Learning Generative Prior with Latent Space Sparsity Constraints

TL;DR

This paper introduces SDLSS, a sparsity-driven latent space sampling framework with a proximal meta-learning algorithm, improving compressed sensing with deep generative priors, especially under high compression and nonlinear sensing.

Contribution

It proposes SDLSS and PML to enforce latent space sparsity, enabling better union-of-submanifolds modeling and improved sample efficiency in compressed sensing.

Findings

SDLSS outperforms state-of-the-art methods at higher compression levels.

Nonlinear sensing with learned neural networks surpasses linear sensing.

Performance validated using PSNR, SSIM, and RE metrics.

Abstract

We address the problem of compressed sensing using a deep generative prior model and consider both linear and learned nonlinear sensing mechanisms, where the nonlinear one involves either a fully connected neural network or a convolutional neural network. Recently, it has been argued that the distribution of natural images do not lie in a single manifold but rather lie in a union of several submanifolds. We propose a sparsity-driven latent space sampling (SDLSS) framework and develop a proximal meta-learning (PML) algorithm to enforce sparsity in the latent space. SDLSS allows the range-space of the generator to be considered as a union-of-submanifolds. We also derive the sample complexity bounds within the SDLSS framework for the linear measurement model. The results demonstrate that for a higher degree of compression, the SDLSS method is more efficient than the state-of-the-art method.

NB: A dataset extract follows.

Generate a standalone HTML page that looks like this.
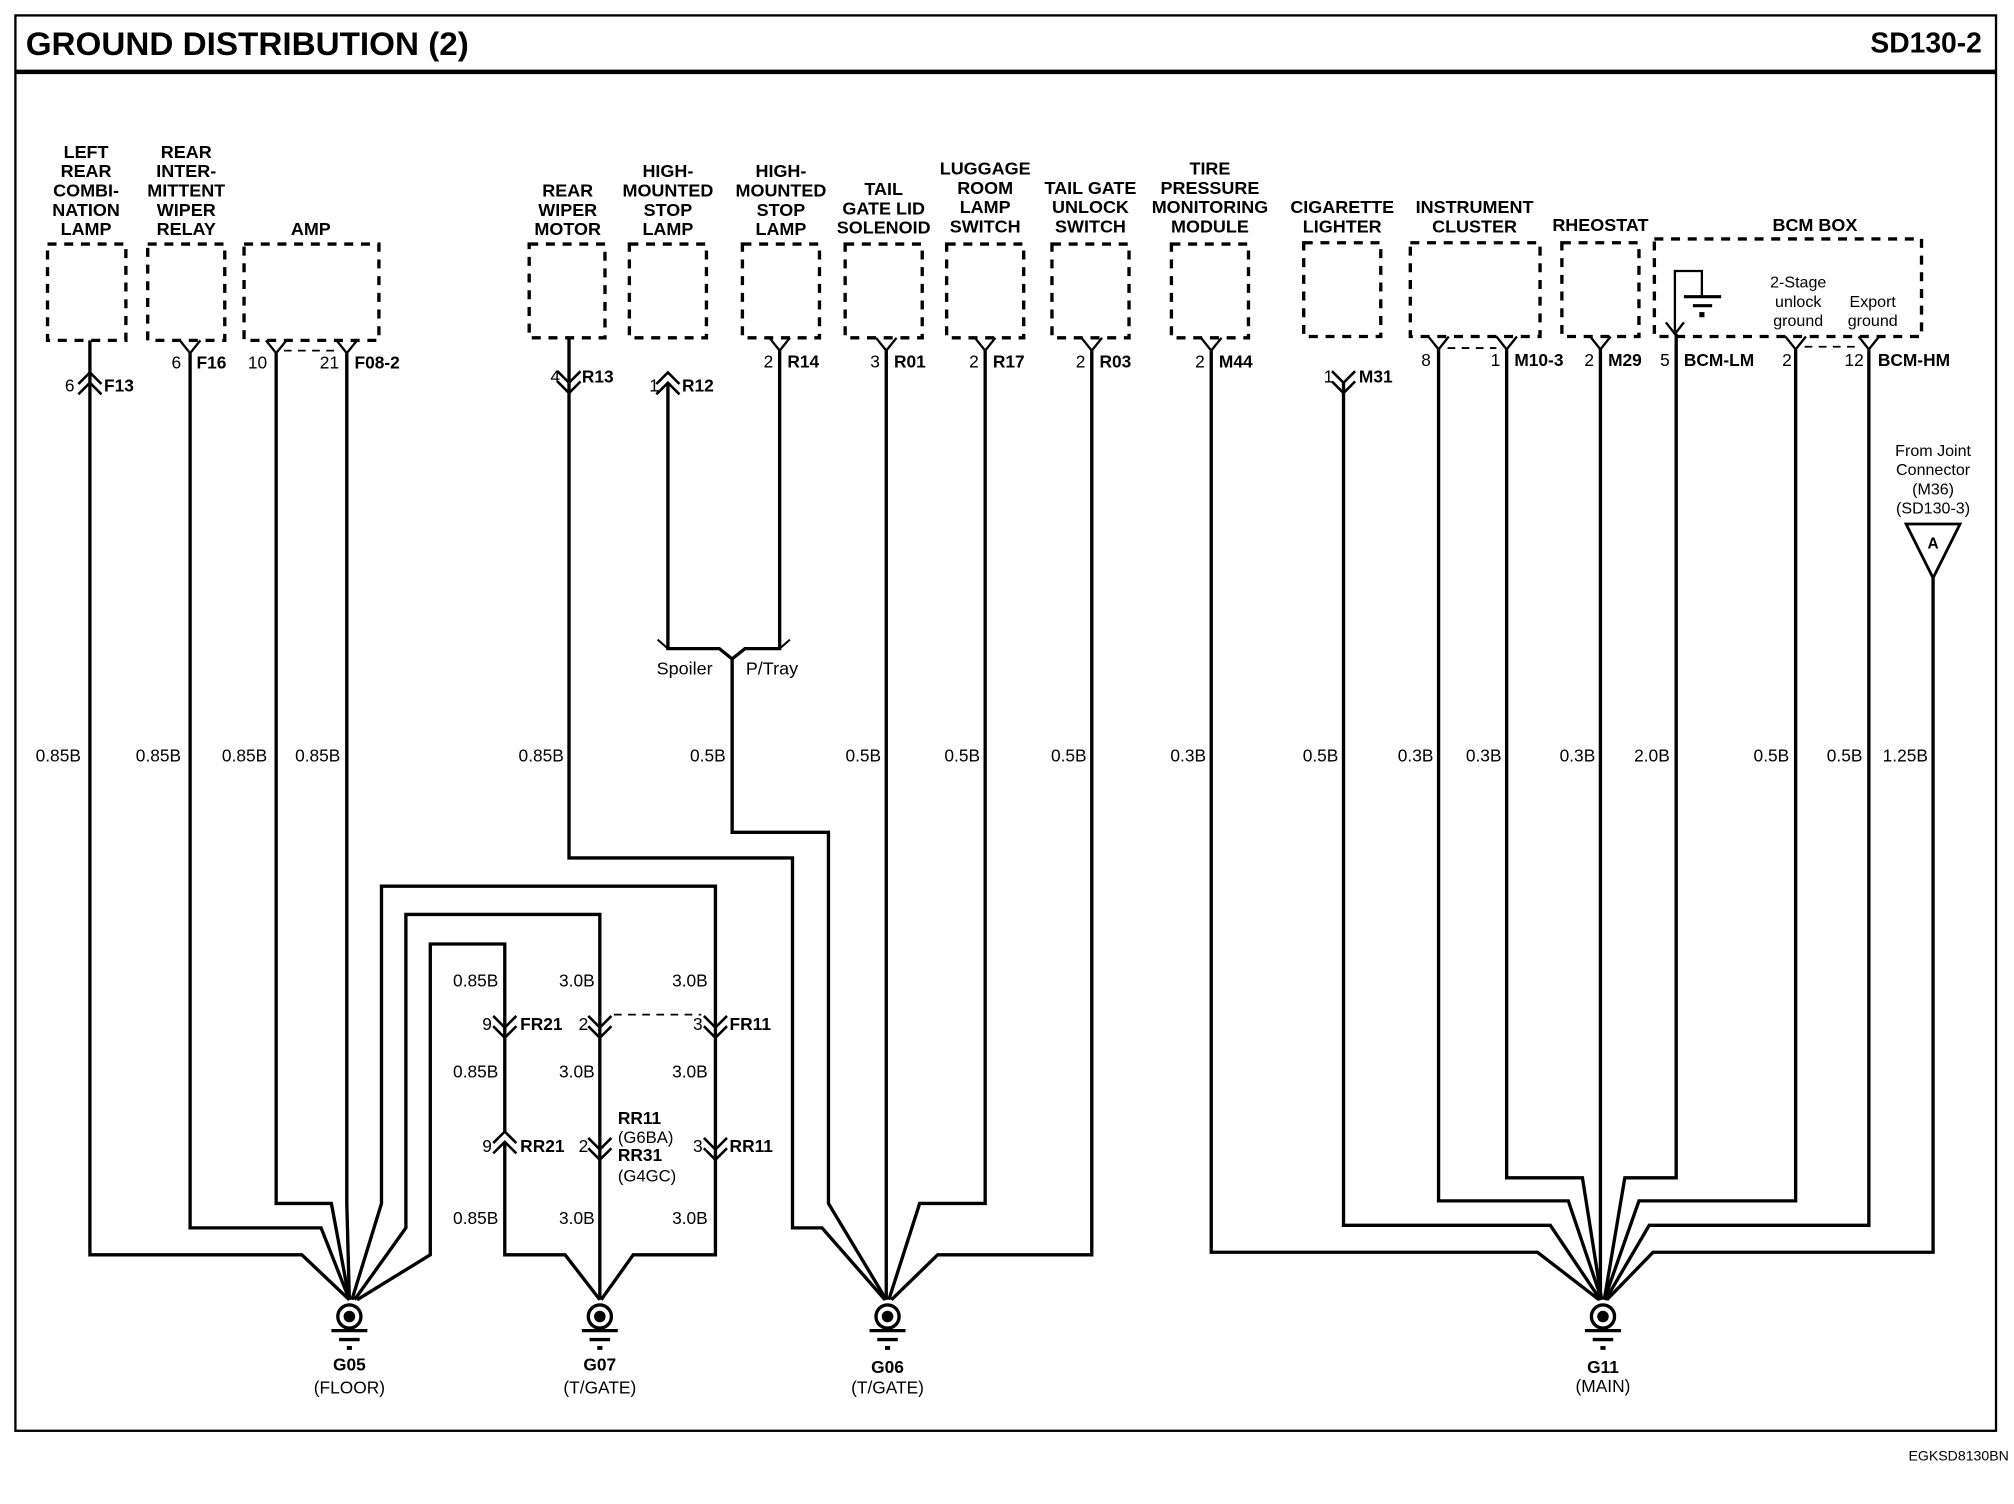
<!DOCTYPE html>
<html><head><meta charset="utf-8"><style>
html,body{margin:0;padding:0;background:#fff;}
svg{display:block;}
.w{fill:none;stroke:#000;stroke-width:2.6;stroke-linejoin:miter;}
.d{fill:none;stroke:#000;stroke-width:2.6;stroke-dasharray:7,6;}
.dl{fill:none;stroke:#000;stroke-width:1.4;stroke-dasharray:6,5;}
.c{fill:none;stroke:#000;stroke-width:1.8;}
.lb{font-family:"Liberation Sans Narrow","Liberation Sans",sans-serif;font-weight:bold;font-size:14px;text-anchor:middle;}
.g{font-family:"Liberation Sans",sans-serif;font-size:13.5px;text-anchor:end;}
.p{font-family:"Liberation Sans",sans-serif;font-size:13.5px;text-anchor:end;}
.cn{font-family:"Liberation Sans Narrow","Liberation Sans",sans-serif;font-weight:bold;font-size:13.5px;}
.sm{font-family:"Liberation Sans",sans-serif;font-size:13px;text-anchor:middle;}
</style></head><body>
<svg width="2014" height="1504" viewBox="0 0 1568 1171" preserveAspectRatio="none" xmlns="http://www.w3.org/2000/svg">
<rect x="12" y="12" width="1542" height="1102" fill="none" stroke="#000" stroke-width="1.8"/>
<line x1="12" y1="56" x2="1554" y2="56" stroke="#000" stroke-width="3.5"/>
<text x="20" y="43" font-family="Liberation Sans,sans-serif" font-weight="bold" font-size="25" textLength="345" lengthAdjust="spacingAndGlyphs">GROUND DISTRIBUTION (2)</text>
<text x="1543" y="41" font-family="Liberation Sans,sans-serif" font-weight="bold" font-size="22" text-anchor="end">SD130-2</text>
<text x="1564" y="1137" font-family="Liberation Sans,sans-serif" font-size="11" text-anchor="end">EGKSD8130BN</text>

<!-- boxes -->
<g class="d">
<rect x="37" y="190" width="61" height="75"/>
<rect x="115" y="190" width="60" height="75"/>
<rect x="190" y="190" width="105" height="75"/>
<rect x="412" y="190" width="59" height="73"/>
<rect x="490" y="190" width="60" height="73"/>
<rect x="578" y="190" width="60" height="73"/>
<rect x="658" y="190" width="60" height="73"/>
<rect x="737" y="190" width="60" height="73"/>
<rect x="819" y="190" width="60" height="73"/>
<rect x="912" y="190" width="60" height="73"/>
<rect x="1015" y="189" width="60" height="73"/>
<rect x="1098" y="189" width="101" height="73"/>
<rect x="1216" y="189" width="60" height="73"/>
<rect x="1288" y="186" width="208" height="76"/>
</g>

<!-- component labels -->
<g class="lb">
<text x="67" y="123">LEFT</text><text x="67" y="138">REAR</text><text x="67" y="153">COMBI-</text><text x="67" y="168">NATION</text><text x="67" y="183">LAMP</text>
<text x="145" y="123">REAR</text><text x="145" y="138">INTER-</text><text x="145" y="153">MITTENT</text><text x="145" y="168">WIPER</text><text x="145" y="183">RELAY</text>
<text x="242" y="183">AMP</text>
<text x="442" y="153">REAR</text><text x="442" y="168">WIPER</text><text x="442" y="183">MOTOR</text>
<text x="520" y="138">HIGH-</text><text x="520" y="153">MOUNTED</text><text x="520" y="168">STOP</text><text x="520" y="183">LAMP</text>
<text x="608" y="138">HIGH-</text><text x="608" y="153">MOUNTED</text><text x="608" y="168">STOP</text><text x="608" y="183">LAMP</text>
<text x="688" y="152">TAIL</text><text x="688" y="167">GATE LID</text><text x="688" y="182">SOLENOID</text>
<text x="767" y="136">LUGGAGE</text><text x="767" y="151">ROOM</text><text x="767" y="166">LAMP</text><text x="767" y="181">SWITCH</text>
<text x="849" y="151">TAIL GATE</text><text x="849" y="166">UNLOCK</text><text x="849" y="181">SWITCH</text>
<text x="942" y="136">TIRE</text><text x="942" y="151">PRESSURE</text><text x="942" y="166">MONITORING</text><text x="942" y="181">MODULE</text>
<text x="1045" y="166">CIGARETTE</text><text x="1045" y="181">LIGHTER</text>
<text x="1148" y="166">INSTRUMENT</text><text x="1148" y="181">CLUSTER</text>
<text x="1246" y="180">RHEOSTAT</text>
<text x="1413" y="180">BCM BOX</text>
</g>

<!-- BCM internals -->
<path class="w" d="M1304,258 V211 H1325 V230" style="stroke-width:1.8"/>
<line x1="1311" y1="231" x2="1340" y2="231" stroke="#000" stroke-width="2.5"/>
<line x1="1318" y1="238" x2="1333" y2="238" stroke="#000" stroke-width="2.5"/>
<rect x="1323" y="243" width="4" height="4"/>
<path class="c" d="M1297,251 L1304,260 L1311,251"/>
<g class="sm" style="font-size:12.5px">
<text x="1400" y="224">2-Stage</text><text x="1400" y="239">unlock</text><text x="1400" y="254">ground</text>
<text x="1458" y="239">Export</text><text x="1458" y="254">ground</text>
<text x="1505" y="355">From Joint</text><text x="1505" y="370">Connector</text><text x="1505" y="385">(M36)</text><text x="1505" y="400">(SD130-3)</text>
</g>
<polygon points="1484,408 1526,408 1505,450" fill="none" stroke="#000" stroke-width="2.2"/>
<text x="1505" y="427" class="cn" text-anchor="middle" style="font-size:12px">A</text>

<!-- female pin Ys at box bottom -->
<g class="c">
<path d="M140,265 L148,275 L156,265"/>
<path d="M207,265 L215,275 L223,265"/><path d="M262,265 L270,275 L278,265"/>
<path d="M599,263 L607,273 L615,263"/>
<path d="M682,263 L690,273 L698,263"/>
<path d="M759,263 L767,273 L775,263"/>
<path d="M842,263 L850,273 L858,263"/>
<path d="M935,263 L943,273 L951,263"/>
<path d="M1112,262 L1120,272 L1128,262"/><path d="M1165,262 L1173,272 L1181,262"/>
<path d="M1238,262 L1246,272 L1254,262"/>
<path d="M1390,262 L1398,272 L1406,262"/><path d="M1447,262 L1455,272 L1463,262"/>
</g>
<g class="dl">
<line x1="221" y1="273" x2="262" y2="273"/>
<line x1="1127" y1="271" x2="1165" y2="271"/>
<line x1="1405" y1="270" x2="1448" y2="270"/>
</g>

<!-- male connectors (double chevrons) -->
<g class="c" style="stroke-width:2">
<path d="M61,299 L70,290 L79,299 M61,307 L70,298 L79,307"/>
<path d="M511,299 L520,290 L529,299 M511,307 L520,298 L529,307"/>
<path d="M384,890 L393,881 L402,890 M384,898 L393,889 L402,898"/>
<path d="M434,289 L443,298 L452,289 M434,297 L443,306 L452,297"/>
<path d="M1037,289 L1046,298 L1055,289 M1037,297 L1046,306 L1055,297"/>
<path d="M384,791 L393,800 L402,791 M384,799 L393,808 L402,799"/>
<path d="M458,791 L467,800 L476,791 M458,799 L467,808 L476,799"/>
<path d="M548,791 L557,800 L566,791 M548,799 L557,808 L566,799"/>
<path d="M458,886 L467,895 L476,886 M458,894 L467,903 L476,894"/>
<path d="M548,886 L557,895 L566,886 M548,894 L557,903 L566,894"/>
</g>
<line class="dl" x1="478" y1="790" x2="546" y2="790"/>

<!-- pin labels -->
<g class="p">
<text x="58" y="305">6</text><text x="141" y="287">6</text><text x="208" y="287">10</text><text x="264" y="287">21</text>
<text x="436" y="298">4</text><text x="513" y="305">1</text><text x="602" y="286">2</text><text x="685" y="286">3</text>
<text x="762" y="286">2</text><text x="845" y="286">2</text><text x="938" y="286">2</text><text x="1038" y="298">1</text>
<text x="1114" y="285">8</text><text x="1168" y="285">1</text><text x="1241" y="285">2</text><text x="1300" y="285">5</text>
<text x="1395" y="285">2</text><text x="1451" y="285">12</text>
<text x="383" y="802">9</text><text x="458" y="802">2</text><text x="547" y="802">3</text>
<text x="383" y="897">9</text><text x="458" y="897">2</text><text x="547" y="897">3</text>
</g>
<g class="cn">
<text x="81" y="305">F13</text><text x="153" y="287">F16</text><text x="276" y="287">F08-2</text>
<text x="453" y="298">R13</text><text x="531" y="305">R12</text><text x="613" y="286">R14</text><text x="696" y="286">R01</text>
<text x="773" y="286">R17</text><text x="856" y="286">R03</text><text x="949" y="286">M44</text><text x="1058" y="298">M31</text>
<text x="1179" y="285">M10-3</text><text x="1252" y="285">M29</text><text x="1311" y="285">BCM-LM</text><text x="1462" y="285">BCM-HM</text>
<text x="405" y="802">FR21</text><text x="568" y="802">FR11</text>
<text x="405" y="897">RR21</text><text x="568" y="897">RR11</text>
<text x="481" y="875">RR11</text><text x="481" y="904">RR31</text>
</g>
<g font-family="Liberation Sans,sans-serif" font-size="13">
<text x="481" y="890">(G6BA)</text><text x="481" y="920">(G4GC)</text>
</g>
<g font-family="Liberation Sans Narrow,Liberation Sans,sans-serif" font-size="14" text-anchor="middle">
<text x="533" y="525">Spoiler</text><text x="601" y="525">P/Tray</text>
</g>

<!-- wires -->
<g class="w">
<path d="M70,265 V977 H235 L272,1012"/>
<path d="M148,275 V956 H250 L272,1012"/>
<path d="M215,275 V937 H258 L272,1012"/>
<path d="M270,275 V937 L272,1012"/>
<path d="M557,800 V690 H297 V937 L274,1012"/>
<path d="M467,800 V712 H316 V956 L276,1012"/>
<path d="M393,881 V735 H335 V977 L278,1012"/>
<path d="M393,889 V977 H440 L467,1012"/>
<path d="M467,800 V1012"/>
<path d="M557,800 V977 H493 L468,1012"/>
<path d="M443,263 V668 H617 V956 H640 L689,1012"/>
<path d="M520,298 V505 H560 L570,513 L580,505 H607 V273"/>
<path d="M520,505 L512,498 M607,505 L615,498" style="stroke-width:1.6"/>
<path d="M570,513 V648 H645 V937 L690,1012"/>
<path d="M690,273 V1012"/>
<path d="M767,273 V937 H716 L692,1012"/>
<path d="M850,273 V977 H730 L694,1012"/>
<path d="M943,273 V975 H1197 L1245,1012"/>
<path d="M1046,298 V954 H1207 L1246,1012"/>
<path d="M1120,272 V935 H1221 L1247,1012"/>
<path d="M1173,272 V917 H1232 L1247,1012"/>
<path d="M1246,272 V1012"/>
<path d="M1305,260 V917 H1265 L1249,1012"/>
<path d="M1398,272 V935 H1276 L1249,1012"/>
<path d="M1455,272 V954 H1284 L1250,1012"/>
<path d="M1505,450 V975 H1287 L1251,1012"/>
</g>

<!-- gauges -->
<g class="g">
<text x="63" y="593">0.85B</text><text x="141" y="593">0.85B</text><text x="208" y="593">0.85B</text><text x="265" y="593">0.85B</text>
<text x="439" y="593">0.85B</text><text x="565" y="593">0.5B</text><text x="686" y="593">0.5B</text><text x="763" y="593">0.5B</text>
<text x="846" y="593">0.5B</text><text x="939" y="593">0.3B</text><text x="1042" y="593">0.5B</text><text x="1116" y="593">0.3B</text>
<text x="1169" y="593">0.3B</text><text x="1242" y="593">0.3B</text><text x="1300" y="593">2.0B</text><text x="1393" y="593">0.5B</text>
<text x="1450" y="593">0.5B</text><text x="1501" y="593">1.25B</text>
<text x="388" y="768">0.85B</text><text x="463" y="768">3.0B</text><text x="551" y="768">3.0B</text>
<text x="388" y="839">0.85B</text><text x="463" y="839">3.0B</text><text x="551" y="839">3.0B</text>
<text x="388" y="953">0.85B</text><text x="463" y="953">3.0B</text><text x="551" y="953">3.0B</text>
</g>

<!-- grounds -->
<g transform="translate(272,0)">
<circle cx="0" cy="1025" r="9" fill="none" stroke="#000" stroke-width="2.6"/><circle cx="0" cy="1025" r="4.5"/>
<line x1="-14" y1="1036" x2="14" y2="1036" stroke="#000" stroke-width="2.6"/><line x1="-8" y1="1043" x2="8" y2="1043" stroke="#000" stroke-width="2.6"/><rect x="-2" y="1048" width="4" height="3"/>
</g>
<g transform="translate(467,0)">
<circle cx="0" cy="1025" r="9" fill="none" stroke="#000" stroke-width="2.6"/><circle cx="0" cy="1025" r="4.5"/>
<line x1="-14" y1="1036" x2="14" y2="1036" stroke="#000" stroke-width="2.6"/><line x1="-8" y1="1043" x2="8" y2="1043" stroke="#000" stroke-width="2.6"/><rect x="-2" y="1048" width="4" height="3"/>
</g>
<g transform="translate(691,0)">
<circle cx="0" cy="1025" r="9" fill="none" stroke="#000" stroke-width="2.6"/><circle cx="0" cy="1025" r="4.5"/>
<line x1="-14" y1="1036" x2="14" y2="1036" stroke="#000" stroke-width="2.6"/><line x1="-8" y1="1043" x2="8" y2="1043" stroke="#000" stroke-width="2.6"/><rect x="-2" y="1048" width="4" height="3"/>
</g>
<g transform="translate(1248,0)">
<circle cx="0" cy="1025" r="9" fill="none" stroke="#000" stroke-width="2.6"/><circle cx="0" cy="1025" r="4.5"/>
<line x1="-14" y1="1036" x2="14" y2="1036" stroke="#000" stroke-width="2.6"/><line x1="-8" y1="1043" x2="8" y2="1043" stroke="#000" stroke-width="2.6"/><rect x="-2" y="1048" width="4" height="3"/>
</g>
<g class="lb" style="font-size:13.5px">
<text x="272" y="1067">G05</text><text x="467" y="1067">G07</text><text x="691" y="1069">G06</text><text x="1248" y="1069">G11</text>
</g>
<g class="sm" style="font-size:13.5px">
<text x="272" y="1085">(FLOOR)</text><text x="467" y="1085">(T/GATE)</text><text x="691" y="1085">(T/GATE)</text><text x="1248" y="1084">(MAIN)</text>
</g>
</svg>
</body></html>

We first consider a comparison between linear and nonlinear sensing mechanisms on Fashion-MNIST dataset and show that the learned nonlinear version is superior to the linear one. Subsequent comparisons with the deep compressive sensing (DCS) framework proposed in the literature are reported. We also consider the effect of the dimension of the latent space and the sparsity factor in validating the SDLSS framework. Performance quantification is carried out by employing three objective metrics: peak signal-to-noise ratio (PSNR), structural similarity index metric (SSIM), and reconstruction error (RE).